═══ Collected material ═══

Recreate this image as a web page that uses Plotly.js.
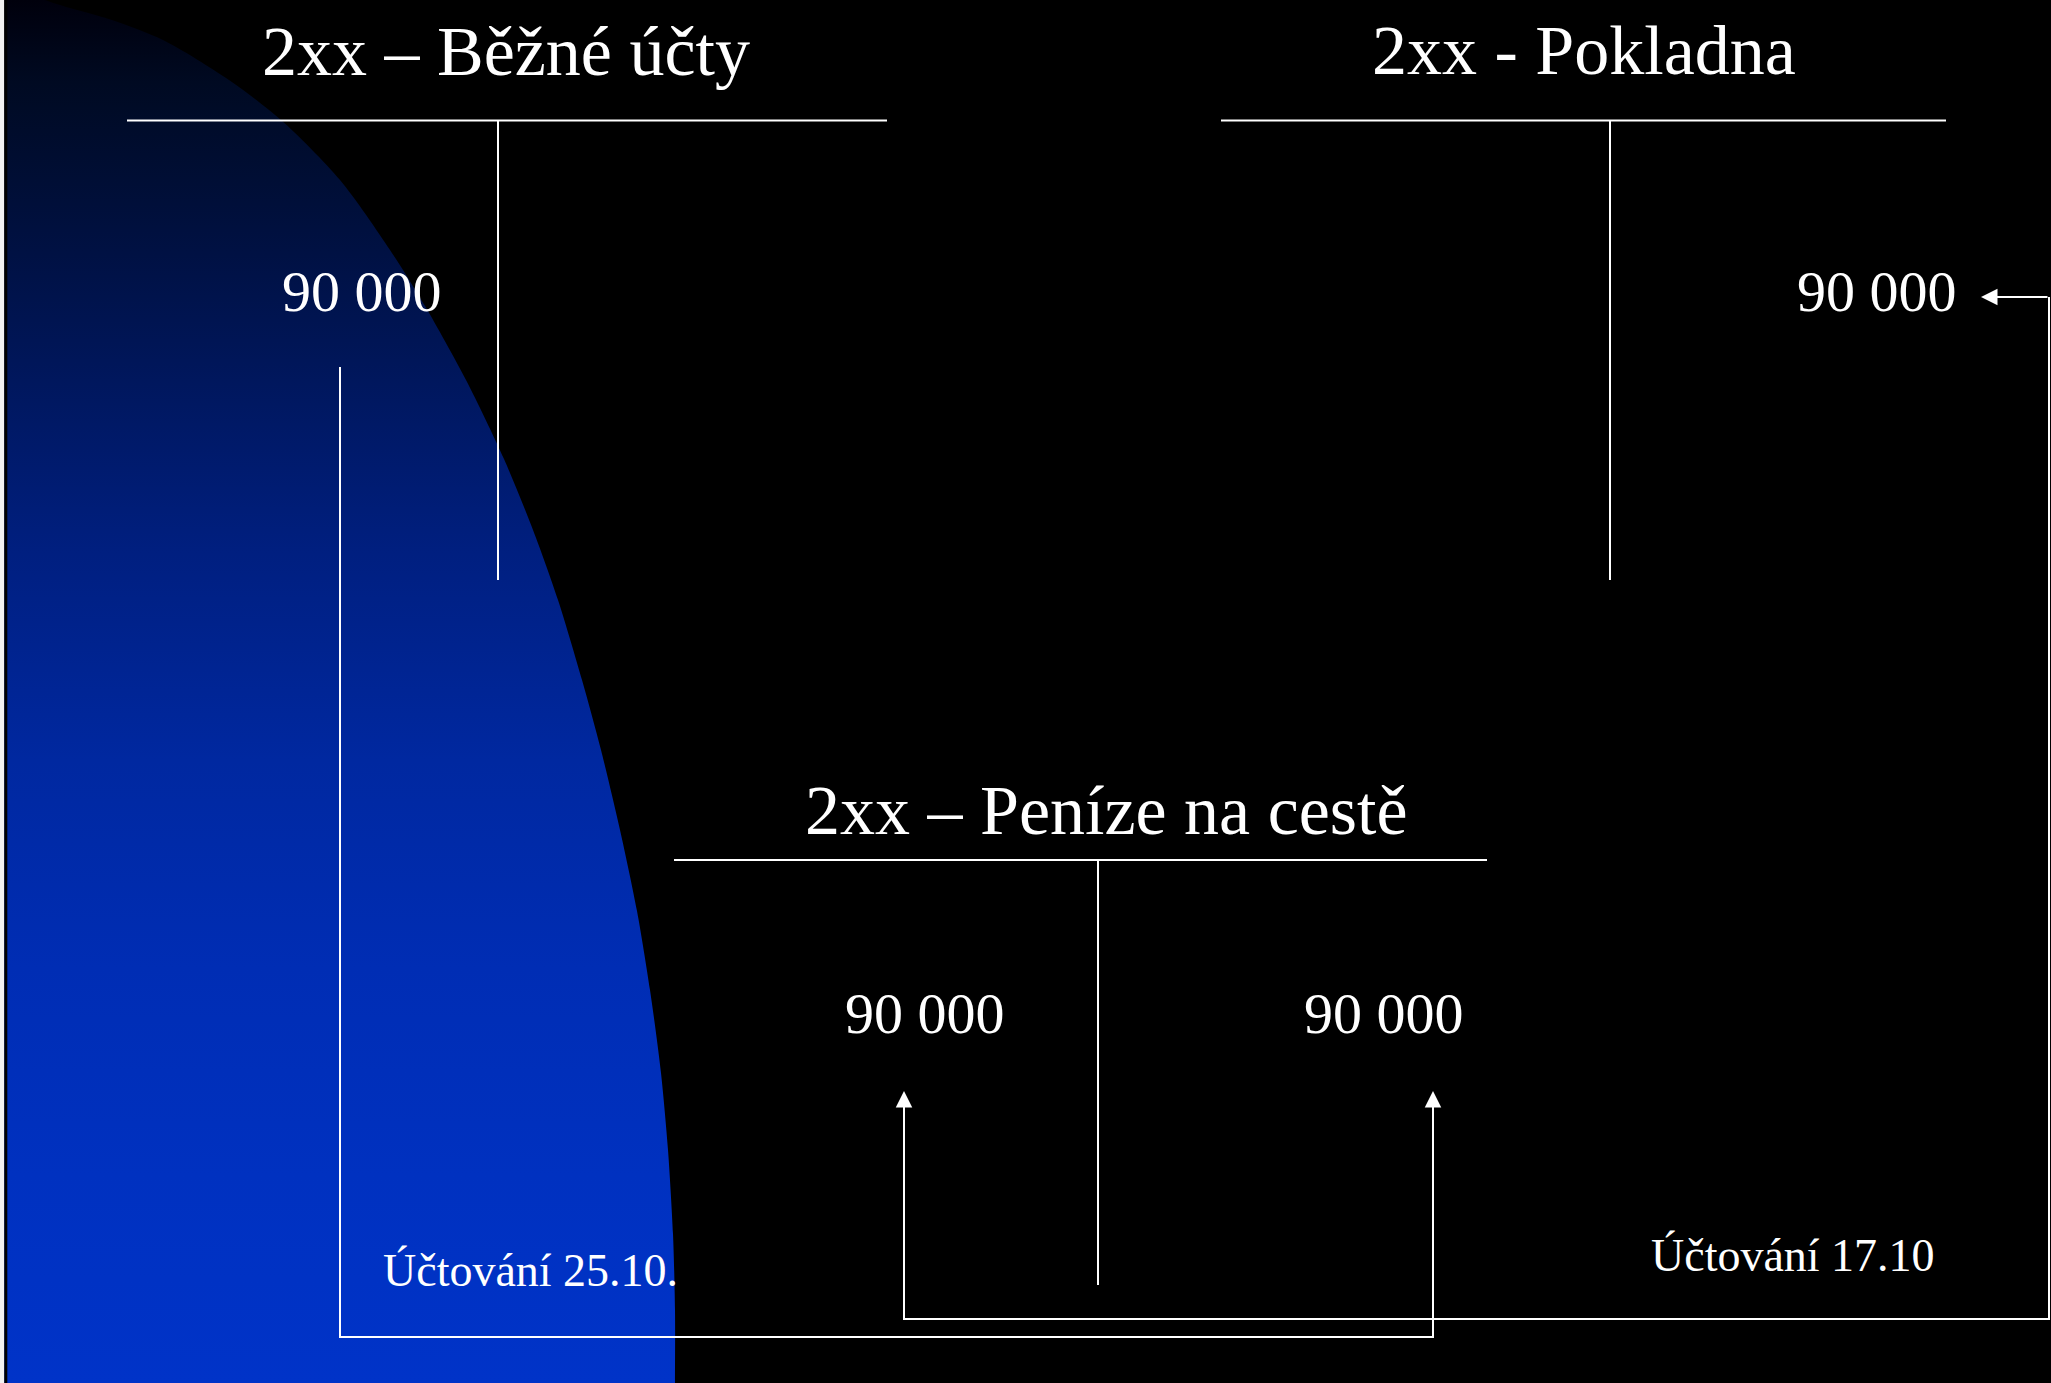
<!DOCTYPE html>
<html>
<head>
<meta charset="utf-8">
<script src="https://cdn.plot.ly/plotly-3.0.1.min.js"></script>
<style>
  html, body { margin: 0; padding: 0; background: #000; overflow: hidden; }
  #chart { width: 2051px; height: 1383px; }
</style>
</head>
<body>
<div id="chart"></div>
<script>
// ---- content ----
const accountTitles = ["2xx – Běžné účty", "2xx - Pokladna", "2xx – Peníze na cestě"];
const accountDebit  = ["90 000", "", "90 000"];
const accountCredit = ["", "90 000", "90 000"];
const postingLabels = ["Účtování 25.10.", "Účtování 17.10"];

// decorative backdrop edge (slide pixels)
const backdropEdgeY = [0, 20, 40, 80, 120, 180, 250, 306, 380, 459, 530, 600, 680, 750, 830, 911, 990, 1073, 1150, 1234, 1310, 1383];
const backdropEdgeX = [45, 112, 163, 229, 281, 340, 390, 425, 466, 504, 533, 558, 582, 601, 620, 637, 650, 661, 668, 673, 675, 675];

// ---- layout geometry (slide pixels) ----
const W = 2051, H = 1383;
const tAccounts = [
  {hx0: 127, hx1: 887, hy: 120.5, vx: 498, vy1: 580, titleX: 506, titleBase: 75,  debitX: 362, creditX: null, amtBase: 311},
  {hx0: 1221, hx1: 1946, hy: 120.5, vx: 1610, vy1: 580, titleX: 1584, titleBase: 74, debitX: null, creditX: 1877, amtBase: 311},
  {hx0: 674, hx1: 1487, hy: 860, vx: 1098, vy1: 1285, titleX: 1106, titleBase: 834, debitX: 925, creditX: 1384, amtBase: 1033}
];
const labelPos = [{x: 530, base: 1286}, {x: 1793, base: 1271}];

const FONT = "'Liberation Serif', 'Times New Roman', Times, serif";
const TITLE_SIZE = 70, AMT_SIZE = 58, LABEL_SIZE = 46;
// convert baseline to middle of text box (Liberation Serif ascent .891, descent .216)
const mid = (base, size) => base - 0.3375 * size;

const traces = [{
  type: 'scatter', mode: 'lines',
  x: [-40, -40].concat(backdropEdgeX, [675, -40]),
  y: [H + 40, -40].concat(backdropEdgeY, [H + 40, H + 40]),
  fill: 'toself',
  line: {width: 0, color: 'rgba(0,0,0,0)', shape: 'spline', smoothing: 0.8},
  fillgradient: {
    type: 'vertical', start: 0, stop: H,
    colorscale: [
      [0, '#00000c'], [0.06, '#000a22'], [0.2, '#001248'], [0.4, '#001f80'],
      [0.55, '#0028a0'], [0.7, '#002db4'], [0.85, '#0031c0'], [1, '#0033c8']
    ]
  },
  hoverinfo: 'skip', showlegend: false
}];

const shapes = [];
const annotations = [];
const white = '#ffffff';

tAccounts.forEach((t, i) => {
  shapes.push({type: 'line', xref: 'x', yref: 'y', x0: t.hx0, x1: t.hx1, y0: t.hy, y1: t.hy, line: {color: white, width: 2.2}});
  shapes.push({type: 'line', xref: 'x', yref: 'y', x0: t.vx, x1: t.vx, y0: t.hy, y1: t.vy1, line: {color: white, width: 2}});
  annotations.push({x: t.titleX, y: mid(t.titleBase, TITLE_SIZE), xref: 'x', yref: 'y', text: accountTitles[i],
    showarrow: false, xanchor: 'center', yanchor: 'middle', font: {family: FONT, size: TITLE_SIZE, color: white}});
  if (accountDebit[i]) annotations.push({x: t.debitX, y: mid(t.amtBase, AMT_SIZE), xref: 'x', yref: 'y', text: accountDebit[i],
    showarrow: false, xanchor: 'center', yanchor: 'middle', font: {family: FONT, size: AMT_SIZE, color: white}});
  if (accountCredit[i]) annotations.push({x: t.creditX, y: mid(t.amtBase, AMT_SIZE), xref: 'x', yref: 'y', text: accountCredit[i],
    showarrow: false, xanchor: 'center', yanchor: 'middle', font: {family: FONT, size: AMT_SIZE, color: white}});
});

postingLabels.forEach((lbl, i) => {
  annotations.push({x: labelPos[i].x, y: mid(labelPos[i].base, LABEL_SIZE), xref: 'x', yref: 'y', text: lbl,
    showarrow: false, xanchor: 'center', yanchor: 'middle', font: {family: FONT, size: LABEL_SIZE, color: white}});
});

// posting connector lines
// 17.10: Pokladna credit -> Peníze na cestě debit
shapes.push({type: 'path', xref: 'x', yref: 'y', path: 'M 2049,297 L 2049,1319 L 904,1319 L 904,1105', line: {color: white, width: 2}});
// 25.10: Běžné účty debit -> Peníze na cestě credit
shapes.push({type: 'path', xref: 'x', yref: 'y', path: 'M 340,367 L 340,1337 L 1433,1337 L 1433,1105', line: {color: white, width: 2}});

const arrow = (x, y, ax, ay) => ({x, y, ax, ay, xref: 'x', yref: 'y', axref: 'x', ayref: 'y', text: '',
  showarrow: true, arrowhead: 2, arrowsize: 1.65, arrowwidth: 2, arrowcolor: white, standoff: 0});
annotations.push(arrow(1981, 297, 2049, 297));
annotations.push(arrow(904, 1091, 904, 1200));
annotations.push(arrow(1433, 1091, 1433, 1200));

// slide left edge
shapes.push({type: 'rect', xref: 'x', yref: 'y', x0: 0, x1: 4.3, y0: 0, y1: H, fillcolor: '#f2f2f2', line: {width: 0}});
shapes.push({type: 'rect', xref: 'x', yref: 'y', x0: 4.3, x1: 7.3, y0: 0, y1: H, fillcolor: '#000000', line: {width: 0}});

const layout = {
  width: W, height: H,
  margin: {l: 0, r: 0, t: 0, b: 0, pad: 0},
  paper_bgcolor: '#000000', plot_bgcolor: '#000000',
  xaxis: {range: [0, W], visible: false, fixedrange: true},
  yaxis: {range: [H, 0], visible: false, fixedrange: true},
  showlegend: false,
  shapes, annotations
};

Plotly.newPlot('chart', traces, layout, {displayModeBar: false, staticPlot: true});
</script>
</body>
</html>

═══

Write out the material above again, word for word, minus its pictures.

Recreate this image as a web page that uses Plotly.js.
<!DOCTYPE html>
<html>
<head>
<meta charset="utf-8">
<script src="https://cdn.plot.ly/plotly-3.0.1.min.js"></script>
<style>
  html, body { margin: 0; padding: 0; background: #000; overflow: hidden; }
  #chart { width: 2051px; height: 1383px; }
</style>
</head>
<body>
<div id="chart"></div>
<script>
// ---- content ----
const accountTitles = ["2xx – Běžné účty", "2xx - Pokladna", "2xx – Peníze na cestě"];
const accountDebit  = ["90 000", "", "90 000"];
const accountCredit = ["", "90 000", "90 000"];
const postingLabels = ["Účtování 25.10.", "Účtování 17.10"];

// decorative backdrop edge (slide pixels)
const backdropEdgeY = [0, 20, 40, 80, 120, 180, 250, 306, 380, 459, 530, 600, 680, 750, 830, 911, 990, 1073, 1150, 1234, 1310, 1383];
const backdropEdgeX = [45, 112, 163, 229, 281, 340, 390, 425, 466, 504, 533, 558, 582, 601, 620, 637, 650, 661, 668, 673, 675, 675];

// ---- layout geometry (slide pixels) ----
const W = 2051, H = 1383;
const tAccounts = [
  {hx0: 127, hx1: 887, hy: 120.5, vx: 498, vy1: 580, titleX: 506, titleBase: 75,  debitX: 362, creditX: null, amtBase: 311},
  {hx0: 1221, hx1: 1946, hy: 120.5, vx: 1610, vy1: 580, titleX: 1584, titleBase: 74, debitX: null, creditX: 1877, amtBase: 311},
  {hx0: 674, hx1: 1487, hy: 860, vx: 1098, vy1: 1285, titleX: 1106, titleBase: 834, debitX: 925, creditX: 1384, amtBase: 1033}
];
const labelPos = [{x: 530, base: 1286}, {x: 1793, base: 1271}];

const FONT = "'Liberation Serif', 'Times New Roman', Times, serif";
const TITLE_SIZE = 70, AMT_SIZE = 58, LABEL_SIZE = 46;
// convert baseline to middle of text box (Liberation Serif ascent .891, descent .216)
const mid = (base, size) => base - 0.3375 * size;

const traces = [{
  type: 'scatter', mode: 'lines',
  x: [-40, -40].concat(backdropEdgeX, [675, -40]),
  y: [H + 40, -40].concat(backdropEdgeY, [H + 40, H + 40]),
  fill: 'toself',
  line: {width: 0, color: 'rgba(0,0,0,0)', shape: 'spline', smoothing: 0.8},
  fillgradient: {
    type: 'vertical', start: 0, stop: H,
    colorscale: [
      [0, '#00000c'], [0.06, '#000a22'], [0.2, '#001248'], [0.4, '#001f80'],
      [0.55, '#0028a0'], [0.7, '#002db4'], [0.85, '#0031c0'], [1, '#0033c8']
    ]
  },
  hoverinfo: 'skip', showlegend: false
}];

const shapes = [];
const annotations = [];
const white = '#ffffff';

tAccounts.forEach((t, i) => {
  shapes.push({type: 'line', xref: 'x', yref: 'y', x0: t.hx0, x1: t.hx1, y0: t.hy, y1: t.hy, line: {color: white, width: 2.2}});
  shapes.push({type: 'line', xref: 'x', yref: 'y', x0: t.vx, x1: t.vx, y0: t.hy, y1: t.vy1, line: {color: white, width: 2}});
  annotations.push({x: t.titleX, y: mid(t.titleBase, TITLE_SIZE), xref: 'x', yref: 'y', text: accountTitles[i],
    showarrow: false, xanchor: 'center', yanchor: 'middle', font: {family: FONT, size: TITLE_SIZE, color: white}});
  if (accountDebit[i]) annotations.push({x: t.debitX, y: mid(t.amtBase, AMT_SIZE), xref: 'x', yref: 'y', text: accountDebit[i],
    showarrow: false, xanchor: 'center', yanchor: 'middle', font: {family: FONT, size: AMT_SIZE, color: white}});
  if (accountCredit[i]) annotations.push({x: t.creditX, y: mid(t.amtBase, AMT_SIZE), xref: 'x', yref: 'y', text: accountCredit[i],
    showarrow: false, xanchor: 'center', yanchor: 'middle', font: {family: FONT, size: AMT_SIZE, color: white}});
});

postingLabels.forEach((lbl, i) => {
  annotations.push({x: labelPos[i].x, y: mid(labelPos[i].base, LABEL_SIZE), xref: 'x', yref: 'y', text: lbl,
    showarrow: false, xanchor: 'center', yanchor: 'middle', font: {family: FONT, size: LABEL_SIZE, color: white}});
});

// posting connector lines
// 17.10: Pokladna credit -> Peníze na cestě debit
shapes.push({type: 'path', xref: 'x', yref: 'y', path: 'M 2049,297 L 2049,1319 L 904,1319 L 904,1105', line: {color: white, width: 2}});
// 25.10: Běžné účty debit -> Peníze na cestě credit
shapes.push({type: 'path', xref: 'x', yref: 'y', path: 'M 340,367 L 340,1337 L 1433,1337 L 1433,1105', line: {color: white, width: 2}});

const arrow = (x, y, ax, ay) => ({x, y, ax, ay, xref: 'x', yref: 'y', axref: 'x', ayref: 'y', text: '',
  showarrow: true, arrowhead: 2, arrowsize: 1.65, arrowwidth: 2, arrowcolor: white, standoff: 0});
annotations.push(arrow(1981, 297, 2049, 297));
annotations.push(arrow(904, 1091, 904, 1200));
annotations.push(arrow(1433, 1091, 1433, 1200));

// slide left edge
shapes.push({type: 'rect', xref: 'x', yref: 'y', x0: 0, x1: 4.3, y0: 0, y1: H, fillcolor: '#f2f2f2', line: {width: 0}});
shapes.push({type: 'rect', xref: 'x', yref: 'y', x0: 4.3, x1: 7.3, y0: 0, y1: H, fillcolor: '#000000', line: {width: 0}});

const layout = {
  width: W, height: H,
  margin: {l: 0, r: 0, t: 0, b: 0, pad: 0},
  paper_bgcolor: '#000000', plot_bgcolor: '#000000',
  xaxis: {range: [0, W], visible: false, fixedrange: true},
  yaxis: {range: [H, 0], visible: false, fixedrange: true},
  showlegend: false,
  shapes, annotations
};

Plotly.newPlot('chart', traces, layout, {displayModeBar: false, staticPlot: true});
</script>
</body>
</html>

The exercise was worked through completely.